The result is the normalization of war and the apotheosis of hard power, rather than war and hard power being regarded as grotesque perversions in a world cured of the moral sickness of might is right.

Seventy years ago, NATO, a military alliance whose entire existence and ethos is predicated on might is right, emerged from the womb of the Cold War objectives devised by a Truman administration of fanatical hawks, consumed with the goal of full-spectrum dominance at the close of WWII.

In his 1997 essay, ‘The Last Empire,’ Gore Vidal savages the official history proffered by Western ideologues when it comes to the sudden shift that took place from Moscow being viewed as an indispensable ally in the war against Nazi Germany in the eyes of the Roosevelt administration, to implacable foe when Truman entered the White House upon Roosevelt’s death in April 1945.

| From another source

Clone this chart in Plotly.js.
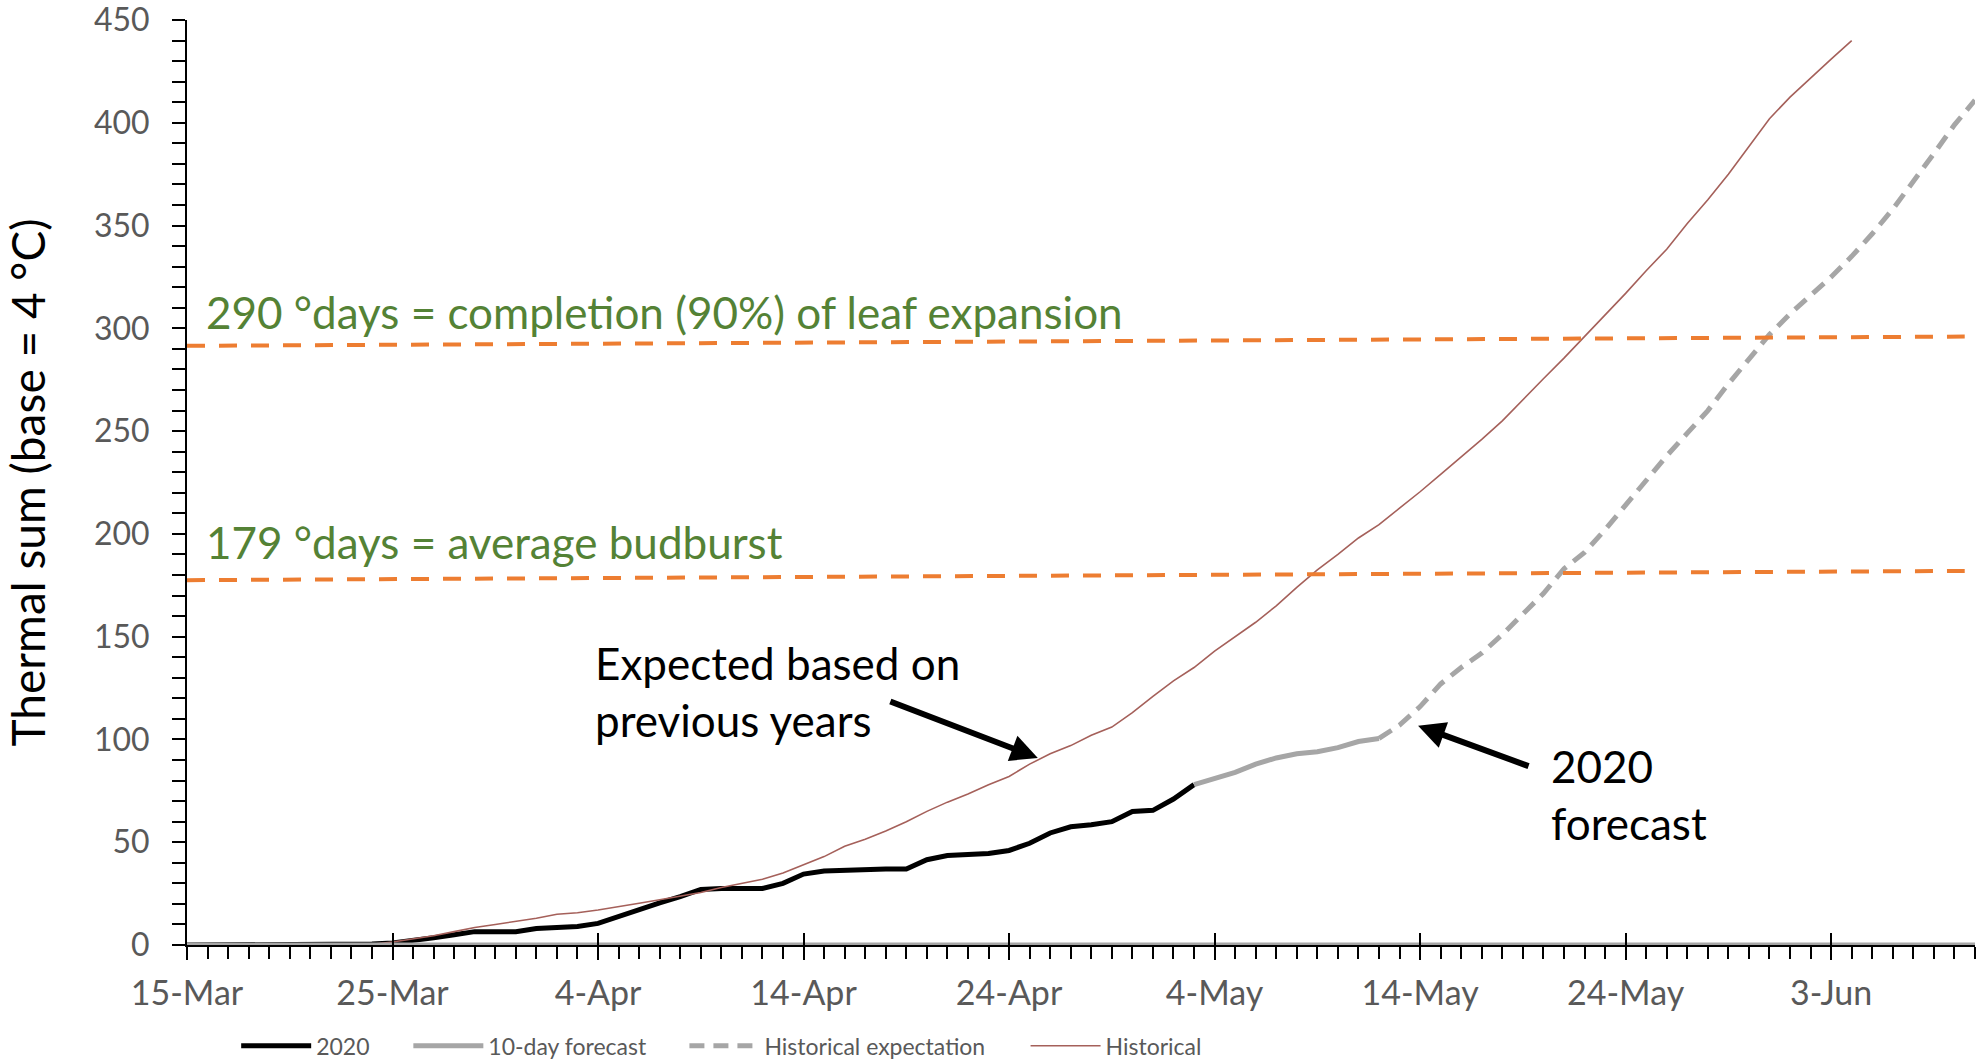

Gore Vidal: “The National Security State, the NATO alliance, the forty-year Cold War were all created without the consent, much less advice, of the American people… The impetus behind NATO was the United States… We were now hell bent on the permanent division of Germany between our western zone (plus the British and French zones) and the Soviet zone to the east. Serenely, we broke every agreement that we had made with our former ally, now horrendous Communist enemy.”

Moving things forward, it is by now no secret that US Secretary of State James Baker assured Soviet premier Mikhail Gorbachev in a meeting on February 9, 1990, that NATO would not expand “one inch eastward” upon the reunification of Germany. According to declassified documents, Baker’s pledge was made as part of a “cascade of assurances” over Soviet security given by Western leaders at that time and on into 1991, when the Soviet Union came to an end. It is the breaking of those assurances that lies at the heart of the deterioration in relations between East and West that has taken place from then to now.

Flush with triumphalism over the demise of the Soviet Union in the early 1990s, NATO was loosed upon the world not in name of democracy but in the cause of imperialism. Neocon scribe Thomas Friedman, more than any of his ilk, has written openly of the driving ethos of Western foreign policy after the Soviet Union’s demise: “The hidden hand of the market will never work without a hidden fist – McDonald’s cannot flourish without McDonnell Douglas, the builder of the F-15. And the hidden fist that keeps the world safe for Silicon Valley’s technologies is called the United States Army, Air Force, Navy and Marine Corps.”

Friedman’s gleeful celebration of the economic opportunities lying open to the US in the post-Soviet world was shared by powerbrokers in Washington on both sides of the aisle. Intoxicated with a misplaced sense of exceptionalism and virtue, the world now lay before them like a vast banquet upon which they were invited to feast. And the first course in this feast was the former Yugoslavia with its abundant human and natural resources, not to mention strategic location in the Balkans, ripe for the taking.

Michael Parenti, in his definitive work on the destruction of Yugoslavia, ‘To Kill A Nation,’ reminds us that after the fall of communism in eastern Europe, “the Federal Republic of Yugoslavia (FRY) remained the only nation in that region that would not voluntarily discard what remained of its socialism and install an unalloyed free market system. It also proudly had no interest in joining NATO.” Later, Parenti also reveals: “The ultimate goal has been the complete privatization and Third Worldization of Yugoslavia, Eastern Europe… It is to replace the social wage with a neoliberal global free market, a process that would deliver still greater wealth and power into the hands of those at the top.”

The role of NATO in achieving the West’s objectives in Yugoslavia need not detain us; they have been set out in powerfully in a series of articles commemorating the 20th anniversary of the start of the Western military alliance’s 78-day air war against FRY with them in mind. Here, specifically, I refer you to the work of RT columnist Neil Clark.

The point is that today – bearing in mind NATO’s role in destroying Yugoslavia, helping to turn Afghanistan into a failed state rather than democratic state, destroying Libya, and in threatening Russia – it is no longer feasible or possible to harbor any lingering belief that NATO is anything other than a snarling beast of US hard power, deployed not to protect and defend, but destroy and dominate.

The 70th anniversary of the birth of NATO is a cause for lamentation, not celebration. The only fitting way to mark it is with a minute’s silence in solemn remembrance of its countless victims.